I think we've got to get these probabilities as accurate as a weatherman predicting rain before ROSI can become a useful tool.
# n0one said on January 6, 2006 9:37 AM:
Which isn't that difficult thanks to http://www.noaa.gov/rosi
# Chris said on January 9, 2006 5:06 PM:
Actually all of this sounds like Steve is sliding to the right along that horrible line and becoming Marketing
# Andrew said on January 15, 2006 9:02 PM:
Ideally I would like to see if the ROSI curve is linear or logarithmic? (I know easier said than done)

What are the sweet spots (or high return areas) for ROSI? Does a $100,000 spent dillegently on (and updating) security awareness posters have a higher return than a $100,000 spent on a mail filter upgrade?

How does measuring a ROSI metric change over time? For example try to apply these metrics to computer security 10 years ago:
http://csrc.nist.gov/publications/history/

As much as I hate to say it, budget approval for me is based on tangible results. If my CFO can hold it in his hand or chart it in excel, my chance of bugeting is very good. Unfortunately the opposite applies.

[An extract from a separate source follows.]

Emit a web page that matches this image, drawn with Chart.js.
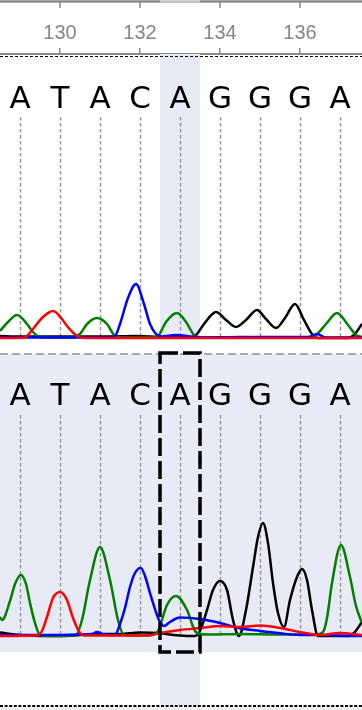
<!DOCTYPE html>
<html><head><meta charset="utf-8">
<script src="https://cdn.jsdelivr.net/npm/chart.js@4"></script>
<style>html,body{margin:0;padding:0;background:#fff;overflow:hidden}#wrap{position:relative;width:362px;height:710px}</style>
</head><body><div id="wrap"><canvas id="c" width="362" height="710"></canvas></div>
<script>
// ---- data ----
const tickValues = [130, 132, 134, 136];
const basePositions = [129, 130, 131, 132, 133, 134, 135, 136, 137];
const topBases = ['A','T','A','C','A','G','G','G','A'];
const bottomBases = ['A','T','A','C','A','G','G','G','A'];
const highlightPos = 133;

// top (reference) trace
const topGreenX = [128.5,128.7,128.925,129.175,129.325,129.5,129.7,130.3,130.5,130.675,130.925,131.175,131.375,131.55,132.3,132.45,132.65,132.925,133.15,133.35,133.5,134.5,135.5,136.2,136.4,136.65,136.925,137.2,137.4,137.55];
const topGreenY = [7,16,23,14,6,1,0.5,0.5,4,14,20,14,2,0.5,0.5,2,16,25,16,3,0.5,1,0.5,0.5,3,14,25,13,3,1];
const topRedX = [128.5,129.1,129.2,129.325,129.575,129.825,130.05,130.175,130.425,130.55,131.0,137.55];
const topRedY = [0,0.2,3,9,21,27,19,12,2,0.3,0,0];
const topBlueX = [128.5,131.2,131.375,131.5,131.7,131.9,132.1,132.25,132.4,132.55,132.9,133.25,133.6,135.0,136.2,136.425,136.65,137.55];
const topBlueY = [0.5,0.5,2,14,40,54,34,14,4,1.5,3,1.5,0.5,1,1,4,0.5,0.5];
const topBlackX = [128.5,129.0,130.0,131.0,131.9,132.5,133.2,133.4,133.6,133.9,134.15,134.4,134.65,134.925,135.15,135.4,135.625,135.875,136.1,136.3,136.45,137.2,137.35,137.55];
const topBlackY = [2,1.5,1.5,1.5,2,1,0.5,3,14,26,18,11,18,28,19,10,20,34,18,4,0,0,3,14];

// bottom (sample) trace
const botGreenX = [128.5,128.55,128.75,128.875,129.02,129.15,129.25,129.375,129.5,129.8,130.4,130.55,130.75,131.0,131.25,131.45,131.6,132.0,132.3,132.45,132.675,132.9,133.175,133.375,133.5,133.75,134.5,135.5,136.4,136.575,136.675,136.8,137.025,137.25,137.4,137.55];
const botGreenY = [19,16,35,52,61,52,33,13,1,0,1,16,56,89,56,16,1,0.5,1,5,31,40,26,5,2,1.5,2,1.5,1.5,4,18,53,91,59,30,13];
const botRedX = [128.5,129.425,129.55,129.675,129.825,130.0,130.175,130.325,130.5,130.6,132.2,132.5,133.0,133.5,134.0,134.5,135.0,135.5,136.0,136.5,137.0,137.55];
const botRedY = [0,0.5,5,19,38,44,36,18,3,0.5,0.5,3,6,8,10,9,10.5,8,4,1,3,1];
const botBlueX = [128.5,129.5,130.5,130.8,130.925,131.1,131.375,131.5,131.625,131.75,131.875,132.02,132.125,132.25,132.425,132.5,132.6,132.75,133.0,133.5,134.0,134.5,135.0,135.5,136.0,136.5,137.0,137.55];
const botBlueY = [1,1,1.5,2,4,1.5,1,12,28,49,63,68,60,43,21,14,10,14,18.5,17,13,7.7,5,2.7,1,1,0.3,0];
const botBlackX = [128.5,129.0,129.5,130.0,130.5,131.0,131.5,132.0,132.45,132.75,133.0,133.375,133.5,133.675,133.825,134.0,134.175,134.325,134.475,134.65,134.825,134.95,135.075,135.2,135.325,135.45,135.6,135.75,135.925,136.05,136.175,136.3,136.45,137.2,137.35,137.55];
const botBlackY = [3.5,1,0,0,1,2,2,3.5,3,1.5,0.5,0,5,26,46,55,46,16,0,26,69,99,113,93,53,23,9,36,59,67,56,26,0,0,3,14];

// ---- chart ----
const pts = (xs, ys) => xs.map((x, i) => ({x, y: ys[i]}));
const LAV = '#e8eaf6';
const GREEN = '#008000', RED = '#ff0000', BLUE = '#0000ff', BLACK = '#000000';

function ds(xs, ys, color, axis, order) {
  return {data: pts(xs, ys), borderColor: color, borderWidth: 2.5, pointRadius: 0,
          cubicInterpolationMode: 'monotone', fill: false, yAxisID: axis, xAxisID: 'x', order};
}

const deco = {
  id: 'deco',
  beforeDatasetsDraw(chart) {
    const {ctx, chartArea: ca, scales: {x, yT, yB}} = chart;
    const h0 = x.getPixelForValue(highlightPos - 0.5), h1 = x.getPixelForValue(highlightPos + 0.5);
    const tb = yT.getPixelForValue(0), bb = yB.getPixelForValue(0);
    ctx.save();
    ctx.fillStyle = LAV;
    ctx.fillRect(h0, ca.top, h1 - h0, tb + 1 - ca.top);
    ctx.fillRect(ca.left, 354, ca.right - ca.left, 652 - 354);
    ctx.fillRect(h0, 652, h1 - h0, 706 - 652);
    ctx.fillStyle = '#eeeeee';
    ctx.fillRect(ca.left, 707.5, ca.right - ca.left, 3);
    // base position guides
    ctx.strokeStyle = '#999999'; ctx.lineWidth = 1.5; ctx.setLineDash([3.5, 2.5]);
    basePositions.forEach(p => {
      const px = Math.round(x.getPixelForValue(p)) + 0.5;
      ctx.beginPath(); ctx.moveTo(px, 117); ctx.lineTo(px, tb); ctx.stroke();
      ctx.beginPath(); ctx.moveTo(px, 415); ctx.lineTo(px, bb); ctx.stroke();
    });
    ctx.setLineDash([]);
    // base calls
    ctx.fillStyle = '#000'; ctx.font = '31px "DejaVu Sans"';
    ctx.textAlign = 'center'; ctx.textBaseline = 'alphabetic';
    basePositions.forEach((p, i) => {
      const px = x.getPixelForValue(p);
      ctx.fillText(topBases[i], px, 107.5);
      ctx.fillText(bottomBases[i], px, 405);
    });
    ctx.restore();
  },
  afterDatasetsDraw(chart) {
    const {ctx, chartArea: ca, scales: {x}} = chart;
    const h0 = x.getPixelForValue(highlightPos - 0.5), h1 = x.getPixelForValue(highlightPos + 0.5);
    ctx.save();
    // separator
    ctx.strokeStyle = '#a8a8a8'; ctx.lineWidth = 2; ctx.setLineDash([8, 4]);
    ctx.beginPath(); ctx.moveTo(ca.left, 354); ctx.lineTo(ca.right, 354); ctx.stroke();
    // dashed rectangle
    ctx.strokeStyle = '#000'; ctx.lineWidth = 3.5; ctx.setLineDash([18, 5]);
    ctx.strokeRect(h0, 353, h1 - h0, 652 - 353);
    // dashed line under axis
    ctx.lineWidth = 1; ctx.setLineDash([3, 2]);
    ctx.beginPath(); ctx.moveTo(ca.left, 56.5); ctx.lineTo(ca.right, 56.5); ctx.stroke();
    // bottom dotted line
    ctx.lineWidth = 2; ctx.setLineDash([3, 1.6]);
    ctx.beginPath(); ctx.moveTo(ca.left, 706); ctx.lineTo(ca.right, 706); ctx.stroke();
    ctx.restore();
  },
  afterDraw(chart) {
    const {ctx, scales: {x}} = chart;
    const h0 = x.getPixelForValue(highlightPos - 0.5), h1 = x.getPixelForValue(highlightPos + 0.5);
    ctx.save();
    ctx.strokeStyle = '#8a8a8a'; ctx.lineWidth = 2.5;
    ctx.beginPath(); ctx.moveTo(0, 1.5); ctx.lineTo(chart.width, 1.5); ctx.stroke();
    ctx.lineWidth = 1.5;
    tickValues.forEach(v => {
      const px = x.getPixelForValue(v);
      ctx.beginPath(); ctx.moveTo(px, 2); ctx.lineTo(px, 8); ctx.stroke();
    });
    ctx.fillStyle = 'rgba(255,255,255,0.5)';
    ctx.fillRect(h0, 0, h1 - h0, 2.5);
    ctx.restore();
  }
};

new Chart(document.getElementById('c'), {
  type: 'line',
  data: {datasets: [
    ds(topBlackX, topBlackY, BLACK, 'yT', 3),
    ds(topGreenX, topGreenY, GREEN, 'yT', 2),
    ds(topBlueX, topBlueY, BLUE, 'yT', 1),
    ds(topRedX, topRedY, RED, 'yT', 0),
    ds(botBlackX, botBlackY, BLACK, 'yB', 3),
    ds(botGreenX, botGreenY, GREEN, 'yB', 2),
    ds(botBlueX, botBlueY, BLUE, 'yB', 1),
    ds(botRedX, botRedY, RED, 'yB', 0)
  ]},
  options: {
    responsive: false, devicePixelRatio: 1, animation: false,
    layout: {padding: 0},
    plugins: {legend: {display: false}, tooltip: {enabled: false}},
    scales: {
      x: {
        type: 'linear', position: 'top', min: 128.5, max: 137.55,
        afterBuildTicks: s => { s.ticks = tickValues.map(v => ({value: v})); },
        afterFit: s => { s.height = 54; },
        ticks: {color: '#858585', font: {family: '"Liberation Sans", Arial', size: 20}, padding: 3,
                maxRotation: 0, autoSkip: false, callback: v => String(v)},
        grid: {drawOnChartArea: false, drawTicks: true, tickLength: 6, color: '#8a8a8a', lineWidth: 1.5},
        border: {display: true, color: '#8a8a8a', width: 2}
      },
      yT: {display: false, min: -372, max: 284},
      yB: {display: false, min: -74, max: 582}
    }
  },
  plugins: [deco]
});
</script></body></html>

Steve, I welcome any tools like this. On a lighter note, case studies a few 1000 miles off the USA Conetinental shelf are always good too.
# Michael said on January 16, 2006 1:26 PM:
Steve,

I invite you to review the following methodology that we use to address part of the ROSI dilemma: http://www.css-security.com/downloads/security_kaizen_faq.pdf

I hope it helps with your research.
# Alex said on February 23, 2006 7:50 AM:
Hi,
I yust read the thread and like to state the following:
Some of you have correctly stated, that it is quite hard to predict on future harms and what they might cost you.
In my oppinion, there is a whole business making money with predictions like that: insurance companies. They predict what it will cost to fix all damaged cars in the next year an charge me money for that. And in the end of the day, the insurance earned loads of money.  I think, if we want to get close to a satisfying accurate ROSI, we should take a look to what insurances do to predict future damages and what they might cost you.